The New World Religion

By Bilal Muhammad – Originally posted on his official Facebook page.


The New World Religion, being preached to you and your kids in school and in the media. It has 7 tenets:

1. Naturalism: Everything that exists is material. All that is true must be observable to the five senses, repeatable in a lab setting, and published recently by a secular Western university. This sidelines ethics, metaphysics, and spirituality as unimportant, folkloric, superstitious, metaphorical, or simply mad. All non-naturalistic truths are just perspectives and opinions that are equally valid or invalid.

2. Power and chance control the world: There is no Logos, no dialogue, and no supernatural force. Suffering is meaningless, and comes from individuals, institutions, and nature – it is not a trial, it is not a purification, it is not person-building, and it is not a supernatural punishment.

3. Individualism: Everyone is in constant competition for their own material interests. Society is just an amalgamation of individuals with their own independent goals. Forget the “Umma”, the “Church”, or even familial or tribal associations. Economic prosperity is more important than family and community. If you decide to get married – if it suits your selfish interests – then “economic independence” must precede marriage, even though Allah encouraged early marriage and promised to give sustenance to couples and parents.
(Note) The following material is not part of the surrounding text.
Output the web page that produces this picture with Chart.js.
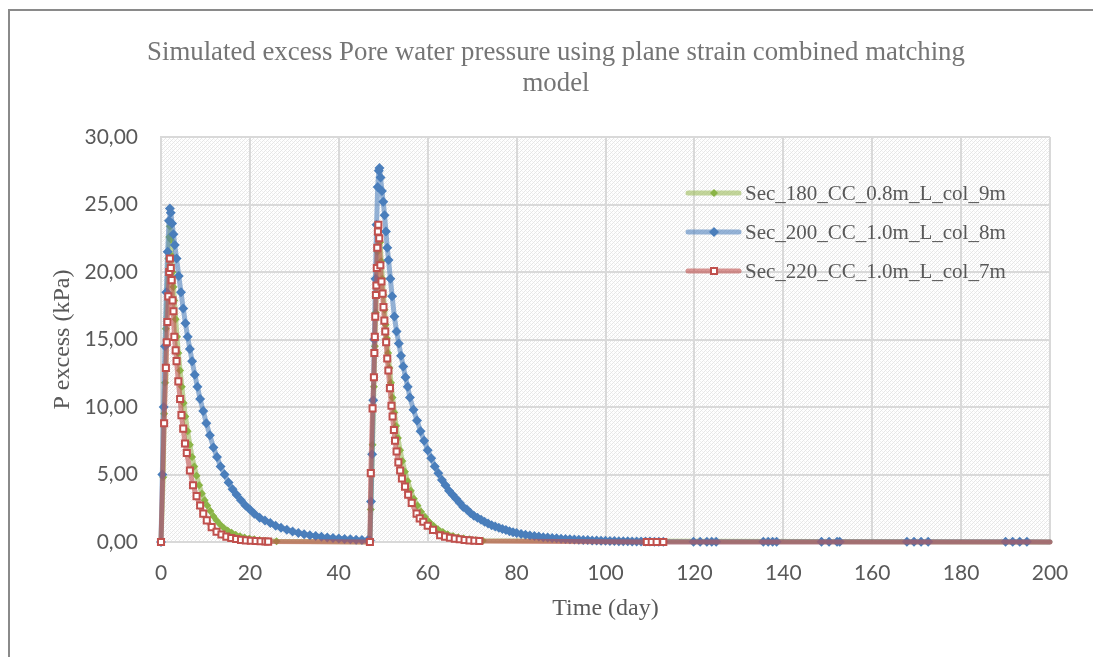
<!DOCTYPE html>
<html>
<head>
<meta charset="utf-8">
<script src="https://cdn.jsdelivr.net/npm/chart.js@4.4.0/dist/chart.umd.min.js"></script>
<style>
  html, body { margin: 0; padding: 0; background: #fff; }
</style>
</head>
<body>
<canvas id="line-chart" width="1093" height="657"></canvas>
<script>
// values (day, kPa)
const seriesNames = ["Sec_180_CC_0.8m_L_col_9m", "Sec_200_CC_1.0m_L_col_8m", "Sec_220_CC_1.0m_L_col_7m"];

const sec180X = [0, 0.5, 0.7, 0.9, 1.1, 1.4, 1.65, 1.85, 2.0, 2.2, 2.4, 2.6, 2.8, 3.0, 3.3, 3.6, 3.9, 4.3, 4.7, 5.1,
  5.5, 6.0, 6.5, 7.0, 7.5, 8.0, 8.6, 9.2, 9.8, 10.4, 11.1, 11.8, 12.5, 13.3, 14.1, 15.0, 15.9, 16.8, 17.8, 18.8,
  19.9, 21.0, 22.2, 23.5, 26.0,
  47.0, 47.2, 47.6, 47.9, 48.1, 48.3, 48.5, 48.7, 48.9, 49.1, 49.3, 49.55, 49.8, 50.05, 50.3, 50.55, 50.8, 51.1, 51.4, 51.75,
  52.1, 52.5, 52.9, 53.3, 53.8, 54.3, 54.9, 55.5, 56.2, 56.9, 57.7, 58.5, 59.4, 60.3, 61.3, 62.3, 63.4, 64.5, 65.7, 66.9,
  68.1, 69.4, 70.8, 72.4, 200];
const sec180Y = [0, 4.8, 9.5, 11.8, 15.8, 18.5, 21.0, 22.6, 23.4, 22.4, 21.2, 20.0, 18.9, 17.9, 16.5, 15.2, 14.0, 12.7, 11.5, 10.3,
  9.3, 8.2, 7.2, 6.3, 5.6, 4.9, 4.2, 3.6, 3.1, 2.7, 2.3, 1.9, 1.6, 1.3, 1.05, 0.85, 0.68, 0.54, 0.42, 0.33,
  0.26, 0.2, 0.15, 0.1, 0.05,
  0, 2.4, 7.2, 11.5, 14.5, 17.0, 19.5, 21.5, 22.7, 23.0, 22.2, 20.8, 19.5, 18.3, 17.2, 16.1, 15.1, 14.0, 12.9, 11.8,
  10.7, 9.6, 8.6, 7.7, 6.8, 6.0, 5.2, 4.5, 3.8, 3.2, 2.7, 2.25, 1.85, 1.5, 1.2, 0.95, 0.75, 0.58, 0.45, 0.35,
  0.27, 0.2, 0.14, 0.1, 0];

const sec200X = [0, 0.3, 0.6, 0.9, 1.2, 1.5, 1.8, 2.0, 2.2, 2.5, 2.8, 3.1, 3.5, 4.0, 4.5, 5.0, 5.5, 6.0, 6.5, 7.0,
  7.6, 8.2, 8.8, 9.5, 10.2, 11.0, 11.8, 12.6, 13.4, 14.3, 15.2, 16.1, 17.0, 18.0, 19.0, 20.0, 21.0, 22.2, 23.4, 24.6,
  25.8, 27.0, 28.3, 29.6, 30.9, 32.2, 33.5, 34.8, 36.1, 37.4, 38.7, 40.0, 41.3, 42.6, 43.9, 45.2, 46.5, 47.0,
  47.25, 47.5, 47.75, 48.0, 48.25, 48.5, 48.75, 49.0, 49.15, 49.4, 49.7, 50.0, 50.3, 50.6, 50.9, 51.2, 51.6, 52.0, 52.5, 53.0,
  53.5, 54.0, 54.5, 55.0, 55.5, 56.0, 56.8, 57.6, 58.4, 59.2, 60.0, 60.8, 61.6, 62.4, 63.2, 64.0, 64.8, 65.6, 66.4, 67.2,
  68.0, 68.8, 69.6, 70.4, 71.2, 72.0, 72.8, 73.6, 74.4, 75.2, 76.0, 76.8, 77.6, 78.4, 79.2, 80.0,
  81, 82, 83, 84, 85, 86, 87, 88, 89, 90, 91, 92, 93, 94, 95, 96, 97, 98, 99, 100,
  101, 102, 103, 104, 105, 106, 107, 108, 109, 110, 111, 112, 113,
  119.8, 121.3, 122.8, 123.9, 124.9, 135.5, 136.6, 137.6, 138.5, 148.6, 150.3, 152.1, 152.7,
  167.8, 169.4, 171.0, 172.6, 190.0, 191.6, 193.2, 194.8, 200];
const sec200Y = [0, 5.0, 10.0, 14.5, 18.5, 21.5, 23.8, 24.7, 24.4, 23.6, 22.8, 22.0, 21.0, 19.7, 18.5, 17.3, 16.2, 15.2, 14.3, 13.4,
  12.4, 11.5, 10.6, 9.7, 8.8, 7.9, 7.0, 6.3, 5.6, 5.0, 4.4, 3.9, 3.5, 3.1, 2.7, 2.4, 2.1, 1.8, 1.6, 1.4,
  1.2, 1.05, 0.9, 0.78, 0.67, 0.58, 0.5, 0.44, 0.38, 0.33, 0.29, 0.26, 0.22, 0.2, 0.17, 0.15, 0.13, 0.12,
  3.0, 6.5, 10.5, 15.0, 19.5, 23.5, 26.3, 27.5, 27.7, 27.0, 26.0, 25.2, 24.2, 23.0, 21.8, 20.9, 19.5, 18.2, 16.7, 15.6,
  14.7, 13.8, 13.0, 12.2, 11.5, 10.7, 9.8, 9.0, 8.2, 7.5, 6.8, 6.2, 5.6, 5.1, 4.6, 4.2, 3.8, 3.5, 3.2, 2.9,
  2.6, 2.4, 2.15, 1.95, 1.8, 1.65, 1.5, 1.37, 1.25, 1.15, 1.05, 0.96, 0.88, 0.8, 0.73, 0.67,
  0.6, 0.54, 0.49, 0.44, 0.4, 0.36, 0.33, 0.3, 0.27, 0.25, 0.22, 0.2, 0.18, 0.17, 0.15, 0.14, 0.12, 0.11, 0.1, 0.09,
  0.08, 0.07, 0.06, 0.05, 0.05, 0.04, 0.04, 0.03, 0.03, 0.03, 0.02, 0.02, 0.02,
  0.01, 0.01, 0.01, 0.01, 0.01, 0.01, 0.01, 0.01, 0.01, 0.01, 0.01, 0.01, 0.01,
  0.01, 0.01, 0.01, 0.01, 0.01, 0.01, 0.01, 0.01, 0];

const sec220X = [0, 0.7, 1.1, 1.3, 1.45, 1.65, 1.85, 2.0, 2.2, 2.4, 2.6, 2.8, 3.0, 3.3, 3.5, 3.9, 4.3, 4.6, 5.0, 5.4,
  5.8, 6.5, 7.2, 8.0, 8.8, 9.5, 10.3, 11.4, 12.5, 13.6, 14.7, 15.8, 16.9, 18.0, 19.1, 20.2, 21.3, 22.4, 23.5, 24.1,
  47.0, 47.2, 47.6, 47.9, 48.0, 48.1, 48.2, 48.35, 48.45, 48.55, 48.65, 48.8, 48.9, 49.1, 49.35, 49.6, 49.85, 50.05, 50.25, 50.45,
  50.65, 50.9, 51.15, 51.5, 51.85, 52.1, 52.4, 52.65, 53.0, 53.4, 53.8, 54.2, 54.9, 55.6, 56.4, 57.5, 58.2, 59.0, 60.0, 61.2,
  62.8, 63.9, 65.0, 66.1, 67.2, 68.3, 69.4, 70.5, 71.6, 109.3, 110.4, 111.5, 113.0, 200];
const sec220Y = [0, 8.8, 12.9, 14.8, 16.3, 18.2, 20.0, 21.0, 20.3, 19.4, 17.9, 17.1, 15.2, 14.2, 13.4, 11.9, 10.6, 9.4, 8.4, 7.3,
  6.6, 5.3, 4.2, 3.4, 2.7, 2.1, 1.6, 1.1, 0.76, 0.55, 0.4, 0.3, 0.22, 0.16, 0.12, 0.09, 0.07, 0.05, 0.04, 0.03,
  0, 5.1, 9.9, 12.2, 14.0, 15.2, 16.7, 18.3, 19.0, 20.3, 21.8, 23.0, 23.5, 22.5, 20.5, 19.3, 18.4, 17.4, 16.4, 15.6,
  14.8, 13.6, 12.7, 11.4, 10.1, 9.3, 8.3, 7.5, 6.7, 5.9, 5.3, 4.7, 4.1, 3.5, 2.9, 2.1, 1.75, 1.5, 1.2, 0.9,
  0.5, 0.4, 0.32, 0.25, 0.2, 0.15, 0.12, 0.09, 0.07, 0, 0, 0, 0, 0];

const toPoints = (xs, ys) => xs.map((x, i) => ({ x: x, y: ys[i] }));

// faint stippled hatch of the plot area
const tile = document.createElement('canvas');
tile.width = 4; tile.height = 4;
const tc = tile.getContext('2d');
tc.fillStyle = '#ffffff'; tc.fillRect(0, 0, 4, 4);
tc.fillStyle = '#e6e6e6';
tc.fillRect(0, 3, 1, 1); tc.fillRect(1, 2, 1, 1); tc.fillRect(2, 1, 1, 1); tc.fillRect(3, 0, 1, 1);
tc.fillStyle = '#f2f2f2';
tc.fillRect(2, 3, 1, 1); tc.fillRect(0, 1, 1, 1);

const styles = [
  { line: 'rgba(155,187,89,0.6)', fill: '#8ab446', stroke: '#8ab446', shape: 'diamond', r: 4 },
  { line: 'rgba(79,129,189,0.6)', fill: '#4a7ebb', stroke: '#4a7ebb', shape: 'diamond', r: 5 },
  { line: 'rgba(192,80,77,0.6)', fill: '#ffffff', stroke: '#c0504d', shape: 'square', r: 4.3 }
];

const framePlugin = {
  id: 'frame',
  beforeDraw(chart) {
    const ctx = chart.ctx, a = chart.chartArea;
    ctx.save();
    ctx.fillStyle = '#ffffff';
    ctx.fillRect(0, 0, chart.width, chart.height);
    ctx.strokeStyle = '#8a8a8a';
    ctx.lineWidth = 2;
    ctx.strokeRect(9, 10, 1200, 800);
    ctx.fillStyle = ctx.createPattern(tile, 'repeat');
    ctx.fillRect(a.left, a.top, a.right - a.left, a.bottom - a.top);
    ctx.restore();
  }
};

function marker(ctx, s, x, y) {
  ctx.beginPath();
  if (s.shape === 'diamond') {
    ctx.moveTo(x, y - s.r); ctx.lineTo(x + s.r, y); ctx.lineTo(x, y + s.r); ctx.lineTo(x - s.r, y);
    ctx.closePath();
    ctx.fillStyle = s.fill; ctx.fill();
  } else {
    ctx.rect(x - 3, y - 3, 6, 6);
    ctx.fillStyle = s.fill; ctx.fill();
    ctx.lineWidth = 2; ctx.strokeStyle = s.stroke; ctx.stroke();
  }
}

const legendPlugin = {
  id: 'innerLegend',
  afterDraw(chart) {
    const ctx = chart.ctx;
    const rows = [193, 232, 271];
    ctx.save();
    seriesNames.forEach((name, i) => {
      const s = styles[i], y = rows[i];
      ctx.strokeStyle = s.line;
      ctx.lineWidth = 5;
      ctx.lineCap = 'round';
      ctx.beginPath(); ctx.moveTo(688, y); ctx.lineTo(739, y); ctx.stroke();
      marker(ctx, s, 714, y);
      ctx.fillStyle = '#595959';
      ctx.font = '21px "Liberation Serif"';
      ctx.textBaseline = 'middle';
      ctx.fillText(name, 745, y + 1);
    });
    ctx.restore();
  }
};

function dataset(i, xs, ys) {
  const s = styles[i];
  return {
    label: seriesNames[i],
    data: toPoints(xs, ys),
    showLine: true,
    borderColor: s.line,
    borderWidth: 5,
    borderJoinStyle: 'round',
    borderCapStyle: 'round',
    tension: 0,
    clip: 12,
    pointStyle: s.shape === 'diamond' ? 'rectRot' : 'rect',
    pointRadius: ctx => (ctx.raw && ctx.raw.x >= 200) ? 0 : s.r,
    pointBackgroundColor: s.fill,
    pointBorderColor: s.stroke,
    pointBorderWidth: s.shape === 'diamond' ? 0 : 2,
    order: 3 - i
  };
}

const tickFont = { family: 'Lato', size: 21 };
const axisTitleFont = { family: 'Liberation Serif', size: 24 };

new Chart(document.getElementById('line-chart'), {
  type: 'scatter',
  data: {
    datasets: [
      dataset(0, sec180X, sec180Y),
      dataset(1, sec200X, sec200Y),
      dataset(2, sec220X, sec220Y)
    ]
  },
  options: {
    responsive: false,
    animation: false,
    layout: { padding: { left: 62, right: 43, top: 0, bottom: 0 } },
    plugins: {
      legend: { display: false },
      tooltip: { enabled: false },
      title: {
        display: true,
        text: ['Simulated excess Pore water pressure using plane strain combined matching', 'model'],
        color: '#757575',
        font: { family: 'Liberation Serif', size: 26.8, weight: 'normal', lineHeight: 1.16 },
        padding: { top: 37.5, bottom: 37.4 }
      }
    },
    scales: {
      x: {
        type: 'linear', min: 0, max: 200,
        ticks: { stepSize: 20, font: tickFont, color: '#595959', padding: 19 },
        grid: { color: '#d9d9d9', lineWidth: 2, drawTicks: false },
        border: { color: '#d9d9d9', width: 2 },
        title: { display: true, text: 'Time (day)', color: '#595959', font: axisTitleFont, padding: { top: 0, bottom: 34 } },
        afterFit: s => { s.height = 115; }
      },
      y: {
        min: 0, max: 30,
        ticks: { stepSize: 5, font: tickFont, color: '#595959', padding: 23,
          callback: v => v.toFixed(2).replace('.', ',') },
        grid: { color: '#d9d9d9', lineWidth: 2, drawTicks: false },
        border: { color: '#d9d9d9', width: 2 },
        title: { display: true, text: 'P excess (kPa)', color: '#595959', font: axisTitleFont, padding: { top: -13.4, bottom: 0 } },
        afterFit: s => { s.width = 99; }
      }
    }
  },
  plugins: [framePlugin, legendPlugin]
});
</script>
</body>
</html>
4. History must only be observed through a socio-economic lens. Muhammad (s) was, at most, a “social reformer”, military leader, and founder of a global religion. Anything more is just a personal belief and perspective beyond the scope of reason.

5. Religion is a non-rational private conviction, practiced only at home and in a place of worship. It is completely separate from all public affairs, even though politics should never be separated from ethics, and ethics is related to religion. Most religion is mythology, and mythology is no different than storytelling.

6. The agency of the individual must be maximized. Your identity is whatever you individually feel. It is not negotiated with your surroundings, nor is it demarcated by anything physical. You can choose whatever you want about yourself. “As long as you’re not hurting anyone” (even though harm is relative), anything goes.

7. Your sexuality should be celebrated, and it either just as important or more important than your religious identity.

These 7 values are reinforced every day, and have become the basis of our conscious and subconscious beliefs and actions. Not only is it difficult to transcend this matrix, but it is resilient to change and unyielding to resistance.

So, how will our children maintain an Islamic worldview amidst all of this noise? If their schools, universities, and workplaces all operate under these 7 values, then wouldn’t they simply see the way of their parents as old-fashioned and socially irrelevant? According to Pew, 77% of children who are raised Muslim in America still identify with Islam as adults. That means 23% leave Islam altogether. How much of that remaining 77% actually maintain an Islamic worldview; how many even practice their religion? What will our communities look like in a few generations?

The answer to these looming problems must be in the formation of Islamic re-education. Not a simple reactionary return to dogma, but an intellectual re-evaluation of the problems of modernity and postmodernism, and an intelligent integration of Islamic education and spiritual rehabilitation.